N'oublions pas l'autre prorogation. Dans ce cas, les conservateurs ont mis fin aux travaux parlementaires pour éviter un vote de défiance. Dans ce cas-ci, l'atteinte aux privilèges démocratiques est encore plus grave.
Si le gouvernement conservateur tente de clore le débat que nous tenons à la Chambre afin de déterminer s'il est acceptable de mentir lors d'un débat sur un projet de loi, il établira un précédent qui montrera à d'autres pays dotés d'un régime parlementaire que le Canada fait peu de cas de la tradition parlementaire. Je crois que les députés seraient d'avis que nous devons nous montrer plus exigeants.
J'ai entendu toutes sortes de boniments de la part des conservateurs ce soir qui nous disent que nous devrions tous nous entendre et nous respecter mutuellement.
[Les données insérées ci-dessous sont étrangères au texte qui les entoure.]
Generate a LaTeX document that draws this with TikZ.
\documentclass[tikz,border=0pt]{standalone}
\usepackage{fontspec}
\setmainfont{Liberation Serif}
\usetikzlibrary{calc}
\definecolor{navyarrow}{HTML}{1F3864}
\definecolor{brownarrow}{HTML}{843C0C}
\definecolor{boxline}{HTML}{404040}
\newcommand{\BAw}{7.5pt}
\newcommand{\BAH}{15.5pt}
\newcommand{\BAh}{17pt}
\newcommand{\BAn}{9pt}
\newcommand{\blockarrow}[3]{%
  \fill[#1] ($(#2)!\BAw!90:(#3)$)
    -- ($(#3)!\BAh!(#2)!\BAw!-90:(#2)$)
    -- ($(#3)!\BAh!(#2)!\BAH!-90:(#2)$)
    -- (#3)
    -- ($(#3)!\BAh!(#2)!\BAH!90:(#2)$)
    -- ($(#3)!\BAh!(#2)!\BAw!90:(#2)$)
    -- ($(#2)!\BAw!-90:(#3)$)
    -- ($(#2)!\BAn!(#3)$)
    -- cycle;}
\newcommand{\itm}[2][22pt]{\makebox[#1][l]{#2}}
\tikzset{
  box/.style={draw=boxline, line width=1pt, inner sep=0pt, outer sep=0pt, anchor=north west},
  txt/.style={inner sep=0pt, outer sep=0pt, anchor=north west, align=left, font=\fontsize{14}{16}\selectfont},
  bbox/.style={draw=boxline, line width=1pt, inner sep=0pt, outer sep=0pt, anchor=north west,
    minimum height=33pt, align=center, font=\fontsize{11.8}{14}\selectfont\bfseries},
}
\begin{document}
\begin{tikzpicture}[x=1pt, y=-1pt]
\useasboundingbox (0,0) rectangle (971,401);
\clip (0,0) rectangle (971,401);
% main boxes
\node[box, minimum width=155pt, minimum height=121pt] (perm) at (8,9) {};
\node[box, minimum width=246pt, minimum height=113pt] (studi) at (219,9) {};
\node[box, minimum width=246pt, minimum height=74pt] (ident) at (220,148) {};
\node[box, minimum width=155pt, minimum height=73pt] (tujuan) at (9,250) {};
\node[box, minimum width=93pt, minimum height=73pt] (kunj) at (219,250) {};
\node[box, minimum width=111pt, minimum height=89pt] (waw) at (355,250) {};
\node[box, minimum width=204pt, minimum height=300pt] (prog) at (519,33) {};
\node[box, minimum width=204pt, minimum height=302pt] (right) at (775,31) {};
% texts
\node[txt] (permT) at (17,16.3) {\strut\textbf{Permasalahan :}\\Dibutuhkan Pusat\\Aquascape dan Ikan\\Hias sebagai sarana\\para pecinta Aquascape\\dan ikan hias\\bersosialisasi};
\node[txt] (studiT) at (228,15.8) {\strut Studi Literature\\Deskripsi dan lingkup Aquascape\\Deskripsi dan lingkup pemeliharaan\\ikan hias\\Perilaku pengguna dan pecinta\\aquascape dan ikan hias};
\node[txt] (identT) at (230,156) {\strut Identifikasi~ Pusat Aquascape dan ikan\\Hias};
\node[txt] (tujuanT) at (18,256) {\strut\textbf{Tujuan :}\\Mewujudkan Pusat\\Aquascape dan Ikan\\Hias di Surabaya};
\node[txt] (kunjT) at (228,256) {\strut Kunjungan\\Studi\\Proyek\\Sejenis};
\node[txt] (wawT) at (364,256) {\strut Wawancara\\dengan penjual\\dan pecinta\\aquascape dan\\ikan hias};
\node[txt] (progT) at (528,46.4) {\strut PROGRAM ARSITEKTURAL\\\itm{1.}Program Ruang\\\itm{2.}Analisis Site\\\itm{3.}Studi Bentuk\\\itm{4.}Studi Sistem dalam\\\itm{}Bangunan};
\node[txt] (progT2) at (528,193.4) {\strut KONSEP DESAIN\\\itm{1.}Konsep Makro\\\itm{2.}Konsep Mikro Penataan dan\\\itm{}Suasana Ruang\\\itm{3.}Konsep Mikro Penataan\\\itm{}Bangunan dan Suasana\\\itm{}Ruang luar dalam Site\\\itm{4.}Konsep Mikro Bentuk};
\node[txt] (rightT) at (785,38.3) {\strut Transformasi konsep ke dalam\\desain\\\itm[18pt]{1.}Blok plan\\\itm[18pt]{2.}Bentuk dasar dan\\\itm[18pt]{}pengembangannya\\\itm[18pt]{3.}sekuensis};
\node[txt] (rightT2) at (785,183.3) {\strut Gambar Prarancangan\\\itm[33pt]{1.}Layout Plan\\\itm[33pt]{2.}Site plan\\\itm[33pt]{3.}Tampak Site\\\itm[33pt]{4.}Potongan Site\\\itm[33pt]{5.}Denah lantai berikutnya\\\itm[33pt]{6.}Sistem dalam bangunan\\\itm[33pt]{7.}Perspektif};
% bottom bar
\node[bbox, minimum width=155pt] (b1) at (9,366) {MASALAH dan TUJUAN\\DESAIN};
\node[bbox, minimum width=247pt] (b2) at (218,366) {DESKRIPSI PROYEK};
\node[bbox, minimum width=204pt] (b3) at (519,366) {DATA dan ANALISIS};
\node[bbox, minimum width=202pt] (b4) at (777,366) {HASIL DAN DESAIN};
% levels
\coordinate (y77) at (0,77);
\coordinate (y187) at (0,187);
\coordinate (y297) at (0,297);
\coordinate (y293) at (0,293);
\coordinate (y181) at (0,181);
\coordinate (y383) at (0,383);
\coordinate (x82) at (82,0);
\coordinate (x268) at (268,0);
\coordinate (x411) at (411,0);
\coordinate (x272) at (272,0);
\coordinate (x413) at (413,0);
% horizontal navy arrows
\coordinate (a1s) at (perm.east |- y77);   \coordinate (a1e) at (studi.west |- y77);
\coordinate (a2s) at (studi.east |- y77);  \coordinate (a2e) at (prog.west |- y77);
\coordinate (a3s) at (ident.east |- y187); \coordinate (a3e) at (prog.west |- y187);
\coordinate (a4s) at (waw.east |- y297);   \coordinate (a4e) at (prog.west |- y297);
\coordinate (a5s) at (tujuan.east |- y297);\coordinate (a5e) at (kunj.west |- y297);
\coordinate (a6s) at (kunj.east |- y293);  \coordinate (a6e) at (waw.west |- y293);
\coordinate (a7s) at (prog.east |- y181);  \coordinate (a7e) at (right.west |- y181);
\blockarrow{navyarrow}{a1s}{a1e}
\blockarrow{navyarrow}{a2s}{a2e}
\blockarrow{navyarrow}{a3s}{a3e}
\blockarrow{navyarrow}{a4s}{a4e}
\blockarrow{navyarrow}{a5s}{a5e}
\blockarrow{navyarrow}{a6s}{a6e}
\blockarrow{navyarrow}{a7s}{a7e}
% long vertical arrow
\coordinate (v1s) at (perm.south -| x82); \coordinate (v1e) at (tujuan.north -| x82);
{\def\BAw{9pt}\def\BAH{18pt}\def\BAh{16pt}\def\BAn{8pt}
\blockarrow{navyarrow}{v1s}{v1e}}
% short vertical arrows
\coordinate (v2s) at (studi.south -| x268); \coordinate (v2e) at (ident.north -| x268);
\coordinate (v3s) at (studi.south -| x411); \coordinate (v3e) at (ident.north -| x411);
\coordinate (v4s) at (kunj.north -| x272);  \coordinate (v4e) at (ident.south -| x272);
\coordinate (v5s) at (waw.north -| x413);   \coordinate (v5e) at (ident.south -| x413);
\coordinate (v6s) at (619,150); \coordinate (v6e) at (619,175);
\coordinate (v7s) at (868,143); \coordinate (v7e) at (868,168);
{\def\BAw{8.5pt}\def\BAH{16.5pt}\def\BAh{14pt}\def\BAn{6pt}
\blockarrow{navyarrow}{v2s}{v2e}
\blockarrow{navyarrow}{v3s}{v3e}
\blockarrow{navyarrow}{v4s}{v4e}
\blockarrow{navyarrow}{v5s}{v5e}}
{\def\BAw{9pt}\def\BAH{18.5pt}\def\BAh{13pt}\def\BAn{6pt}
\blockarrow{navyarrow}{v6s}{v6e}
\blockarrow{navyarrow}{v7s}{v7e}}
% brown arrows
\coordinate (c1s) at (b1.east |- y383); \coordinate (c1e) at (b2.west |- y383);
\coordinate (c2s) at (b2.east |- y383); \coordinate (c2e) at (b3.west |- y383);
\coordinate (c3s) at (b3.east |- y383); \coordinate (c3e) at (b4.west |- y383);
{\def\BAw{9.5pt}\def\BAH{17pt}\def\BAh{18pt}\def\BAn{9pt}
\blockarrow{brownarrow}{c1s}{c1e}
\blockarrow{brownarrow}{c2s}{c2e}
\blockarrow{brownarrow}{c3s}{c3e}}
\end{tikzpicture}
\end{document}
J'aimerais croire à leurs bons sentiments, mais c'est comme être invité à pique-niquer avec des alligators. Je n'y crois tout simplement pas.
À l'étape de l'étude en comité, j'ai vu tous les bons amendements proposés être systématiquement rejetés. Le travail de fond du Parlement s'effectue toujours à huis clos pour que les conservateurs puissent abuser de leur majorité. Les députés ministériels ne manifestent aucun intérêt à collaborer avec ceux des autres partis.
Pour les conservateurs, employer un langage coloré est synonyme de mentir. Ce n'est pas le cas. Être passionné, ce n'est pas la même chose que déformer la vérité. Ils affirment que tout le monde embellit et déforme les faits. Ce n'est tout simplement pas vrai.
M. Gerald Keddy: Un mensonge est un mensonge, Charlie. Peu importe comment on l'appelle, un mensonge reste un mensonge. Qu'êtes-vous en train de dire? Si on ment parce qu'on jouit de la protection de la Chambre, ça reste un mensonge.
M. Charlie Angus: Levez-vous et traitez-moi de menteur.
Une voix: De toute évidence, si vous l'êtes, même si vous bénéficiez de la protection de la Chambre, ça reste un mensonge.
M. Charlie Angus: Êtes-vous en train de me traiter de menteur?
M. Gerald Keddy: Ce que je dis, c'est que si vous mentez parce que vous jouissez de la protection de la Chambre, c'est quand même un mensonge. Vous vouliez que je me lève. Je suis debout.